- [Given instruction]:
Repeat every line exactly, keeping the pictures out of the copy.

- [Collected material]:
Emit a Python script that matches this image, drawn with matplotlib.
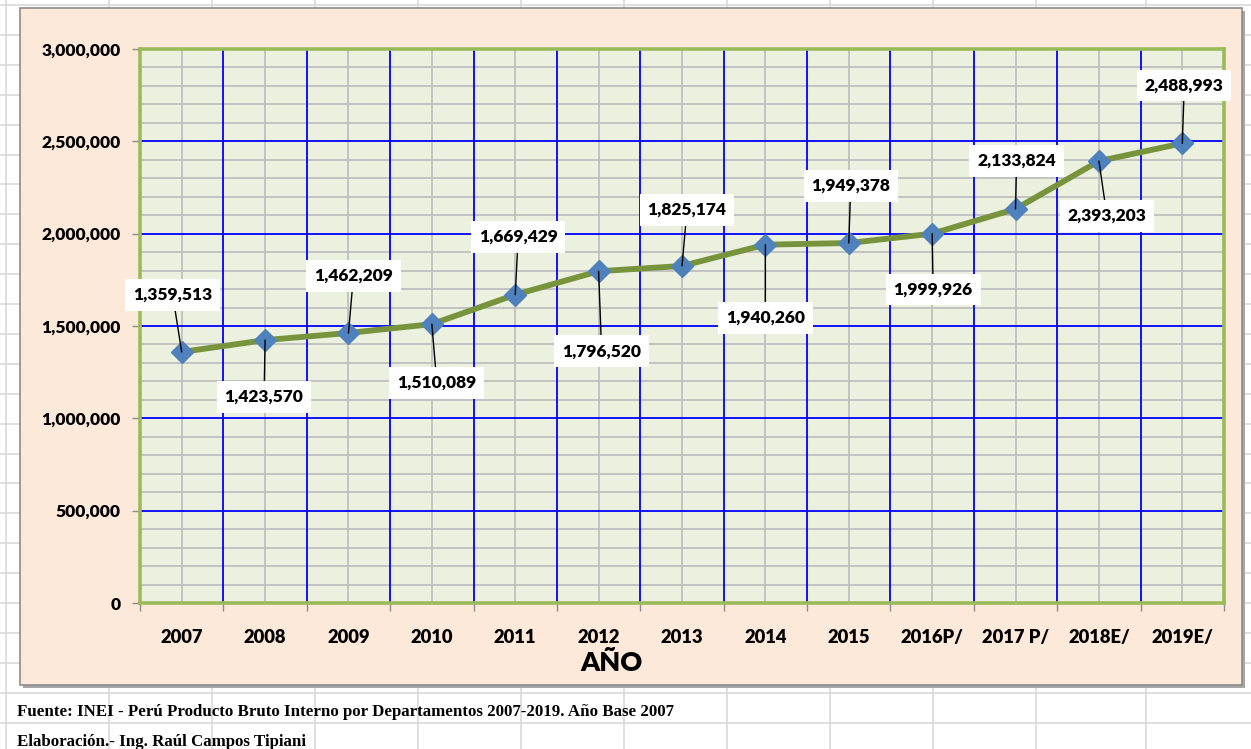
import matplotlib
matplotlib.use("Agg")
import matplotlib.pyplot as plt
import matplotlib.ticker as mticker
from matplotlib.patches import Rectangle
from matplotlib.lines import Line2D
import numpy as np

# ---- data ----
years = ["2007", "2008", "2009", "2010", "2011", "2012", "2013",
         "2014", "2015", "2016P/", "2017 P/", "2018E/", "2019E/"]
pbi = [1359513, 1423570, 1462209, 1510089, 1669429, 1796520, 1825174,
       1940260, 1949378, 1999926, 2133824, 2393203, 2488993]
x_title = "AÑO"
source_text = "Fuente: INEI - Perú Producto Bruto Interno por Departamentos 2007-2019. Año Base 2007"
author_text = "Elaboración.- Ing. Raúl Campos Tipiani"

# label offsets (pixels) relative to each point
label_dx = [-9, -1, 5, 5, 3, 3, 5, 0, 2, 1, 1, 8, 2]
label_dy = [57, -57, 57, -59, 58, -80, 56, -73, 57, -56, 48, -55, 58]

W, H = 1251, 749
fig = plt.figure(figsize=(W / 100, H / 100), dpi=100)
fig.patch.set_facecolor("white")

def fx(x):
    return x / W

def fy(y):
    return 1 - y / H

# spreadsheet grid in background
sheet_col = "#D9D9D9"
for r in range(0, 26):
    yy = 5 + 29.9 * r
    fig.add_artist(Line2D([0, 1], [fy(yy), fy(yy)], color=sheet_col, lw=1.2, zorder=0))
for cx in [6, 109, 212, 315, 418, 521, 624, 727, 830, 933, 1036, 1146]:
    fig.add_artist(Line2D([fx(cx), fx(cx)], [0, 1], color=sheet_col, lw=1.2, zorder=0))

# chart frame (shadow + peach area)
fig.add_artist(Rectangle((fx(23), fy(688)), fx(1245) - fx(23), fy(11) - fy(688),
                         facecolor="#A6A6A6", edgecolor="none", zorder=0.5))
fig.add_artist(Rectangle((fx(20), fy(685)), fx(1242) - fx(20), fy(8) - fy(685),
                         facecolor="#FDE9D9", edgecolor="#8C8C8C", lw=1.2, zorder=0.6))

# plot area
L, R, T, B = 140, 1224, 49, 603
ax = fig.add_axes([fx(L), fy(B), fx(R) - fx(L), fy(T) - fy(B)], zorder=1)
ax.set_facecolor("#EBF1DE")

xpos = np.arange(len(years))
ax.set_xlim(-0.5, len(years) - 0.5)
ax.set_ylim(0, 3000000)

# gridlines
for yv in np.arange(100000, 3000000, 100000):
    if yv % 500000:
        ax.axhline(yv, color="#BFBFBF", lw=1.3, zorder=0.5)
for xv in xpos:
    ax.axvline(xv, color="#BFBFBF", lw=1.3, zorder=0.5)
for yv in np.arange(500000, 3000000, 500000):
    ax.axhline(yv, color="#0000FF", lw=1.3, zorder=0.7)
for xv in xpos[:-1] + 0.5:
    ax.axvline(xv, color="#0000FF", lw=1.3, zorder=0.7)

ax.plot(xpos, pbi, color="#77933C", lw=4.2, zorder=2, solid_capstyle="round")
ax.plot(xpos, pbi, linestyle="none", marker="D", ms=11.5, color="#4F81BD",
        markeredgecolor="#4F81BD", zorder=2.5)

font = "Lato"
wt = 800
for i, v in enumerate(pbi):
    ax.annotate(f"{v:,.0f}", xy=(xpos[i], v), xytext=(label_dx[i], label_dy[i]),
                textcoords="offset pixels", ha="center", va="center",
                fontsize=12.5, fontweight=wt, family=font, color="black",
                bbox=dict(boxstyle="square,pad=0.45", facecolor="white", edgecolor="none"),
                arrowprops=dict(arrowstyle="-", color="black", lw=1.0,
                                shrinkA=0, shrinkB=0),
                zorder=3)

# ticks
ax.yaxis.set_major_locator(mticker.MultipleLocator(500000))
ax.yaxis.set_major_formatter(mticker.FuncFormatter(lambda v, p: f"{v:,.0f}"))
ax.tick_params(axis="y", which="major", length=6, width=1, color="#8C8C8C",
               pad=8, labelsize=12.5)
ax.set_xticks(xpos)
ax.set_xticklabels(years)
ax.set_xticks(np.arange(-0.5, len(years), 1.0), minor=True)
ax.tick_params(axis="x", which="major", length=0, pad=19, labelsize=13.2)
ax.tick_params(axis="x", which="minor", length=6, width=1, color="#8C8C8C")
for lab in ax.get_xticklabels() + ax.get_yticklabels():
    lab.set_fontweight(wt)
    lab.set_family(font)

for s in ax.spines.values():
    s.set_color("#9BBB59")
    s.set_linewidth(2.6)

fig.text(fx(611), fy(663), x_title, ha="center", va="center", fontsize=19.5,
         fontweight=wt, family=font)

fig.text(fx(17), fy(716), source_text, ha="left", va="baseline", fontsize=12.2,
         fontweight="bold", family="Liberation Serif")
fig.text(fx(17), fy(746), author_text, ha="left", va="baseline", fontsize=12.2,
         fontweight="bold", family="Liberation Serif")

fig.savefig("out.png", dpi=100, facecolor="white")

- [Exercise result]:
Emit a Python script that matches this image, drawn with matplotlib.
import matplotlib
matplotlib.use("Agg")
import matplotlib.pyplot as plt
import matplotlib.ticker as mticker
from matplotlib.patches import Rectangle
from matplotlib.lines import Line2D
import numpy as np

# ---- data ----
years = ["2007", "2008", "2009", "2010", "2011", "2012", "2013",
         "2014", "2015", "2016P/", "2017 P/", "2018E/", "2019E/"]
pbi = [1359513, 1423570, 1462209, 1510089, 1669429, 1796520, 1825174,
       1940260, 1949378, 1999926, 2133824, 2393203, 2488993]
x_title = "AÑO"
source_text = "Fuente: INEI - Perú Producto Bruto Interno por Departamentos 2007-2019. Año Base 2007"
author_text = "Elaboración.- Ing. Raúl Campos Tipiani"

# label offsets (pixels) relative to each point
label_dx = [-9, -1, 5, 5, 3, 3, 5, 0, 2, 1, 1, 8, 2]
label_dy = [57, -57, 57, -59, 58, -80, 56, -73, 57, -56, 48, -55, 58]

W, H = 1251, 749
fig = plt.figure(figsize=(W / 100, H / 100), dpi=100)
fig.patch.set_facecolor("white")

def fx(x):
    return x / W

def fy(y):
    return 1 - y / H

# spreadsheet grid in background
sheet_col = "#D9D9D9"
for r in range(0, 26):
    yy = 5 + 29.9 * r
    fig.add_artist(Line2D([0, 1], [fy(yy), fy(yy)], color=sheet_col, lw=1.2, zorder=0))
for cx in [6, 109, 212, 315, 418, 521, 624, 727, 830, 933, 1036, 1146]:
    fig.add_artist(Line2D([fx(cx), fx(cx)], [0, 1], color=sheet_col, lw=1.2, zorder=0))

# chart frame (shadow + peach area)
fig.add_artist(Rectangle((fx(23), fy(688)), fx(1245) - fx(23), fy(11) - fy(688),
                         facecolor="#A6A6A6", edgecolor="none", zorder=0.5))
fig.add_artist(Rectangle((fx(20), fy(685)), fx(1242) - fx(20), fy(8) - fy(685),
                         facecolor="#FDE9D9", edgecolor="#8C8C8C", lw=1.2, zorder=0.6))

# plot area
L, R, T, B = 140, 1224, 49, 603
ax = fig.add_axes([fx(L), fy(B), fx(R) - fx(L), fy(T) - fy(B)], zorder=1)
ax.set_facecolor("#EBF1DE")

xpos = np.arange(len(years))
ax.set_xlim(-0.5, len(years) - 0.5)
ax.set_ylim(0, 3000000)

# gridlines
for yv in np.arange(100000, 3000000, 100000):
    if yv % 500000:
        ax.axhline(yv, color="#BFBFBF", lw=1.3, zorder=0.5)
for xv in xpos:
    ax.axvline(xv, color="#BFBFBF", lw=1.3, zorder=0.5)
for yv in np.arange(500000, 3000000, 500000):
    ax.axhline(yv, color="#0000FF", lw=1.3, zorder=0.7)
for xv in xpos[:-1] + 0.5:
    ax.axvline(xv, color="#0000FF", lw=1.3, zorder=0.7)

ax.plot(xpos, pbi, color="#77933C", lw=4.2, zorder=2, solid_capstyle="round")
ax.plot(xpos, pbi, linestyle="none", marker="D", ms=11.5, color="#4F81BD",
        markeredgecolor="#4F81BD", zorder=2.5)

font = "Lato"
wt = 800
for i, v in enumerate(pbi):
    ax.annotate(f"{v:,.0f}", xy=(xpos[i], v), xytext=(label_dx[i], label_dy[i]),
                textcoords="offset pixels", ha="center", va="center",
                fontsize=12.5, fontweight=wt, family=font, color="black",
                bbox=dict(boxstyle="square,pad=0.45", facecolor="white", edgecolor="none"),
                arrowprops=dict(arrowstyle="-", color="black", lw=1.0,
                                shrinkA=0, shrinkB=0),
                zorder=3)

# ticks
ax.yaxis.set_major_locator(mticker.MultipleLocator(500000))
ax.yaxis.set_major_formatter(mticker.FuncFormatter(lambda v, p: f"{v:,.0f}"))
ax.tick_params(axis="y", which="major", length=6, width=1, color="#8C8C8C",
               pad=8, labelsize=12.5)
ax.set_xticks(xpos)
ax.set_xticklabels(years)
ax.set_xticks(np.arange(-0.5, len(years), 1.0), minor=True)
ax.tick_params(axis="x", which="major", length=0, pad=19, labelsize=13.2)
ax.tick_params(axis="x", which="minor", length=6, width=1, color="#8C8C8C")
for lab in ax.get_xticklabels() + ax.get_yticklabels():
    lab.set_fontweight(wt)
    lab.set_family(font)

for s in ax.spines.values():
    s.set_color("#9BBB59")
    s.set_linewidth(2.6)

fig.text(fx(611), fy(663), x_title, ha="center", va="center", fontsize=19.5,
         fontweight=wt, family=font)

fig.text(fx(17), fy(716), source_text, ha="left", va="baseline", fontsize=12.2,
         fontweight="bold", family="Liberation Serif")
fig.text(fx(17), fy(746), author_text, ha="left", va="baseline", fontsize=12.2,
         fontweight="bold", family="Liberation Serif")

fig.savefig("out.png", dpi=100, facecolor="white")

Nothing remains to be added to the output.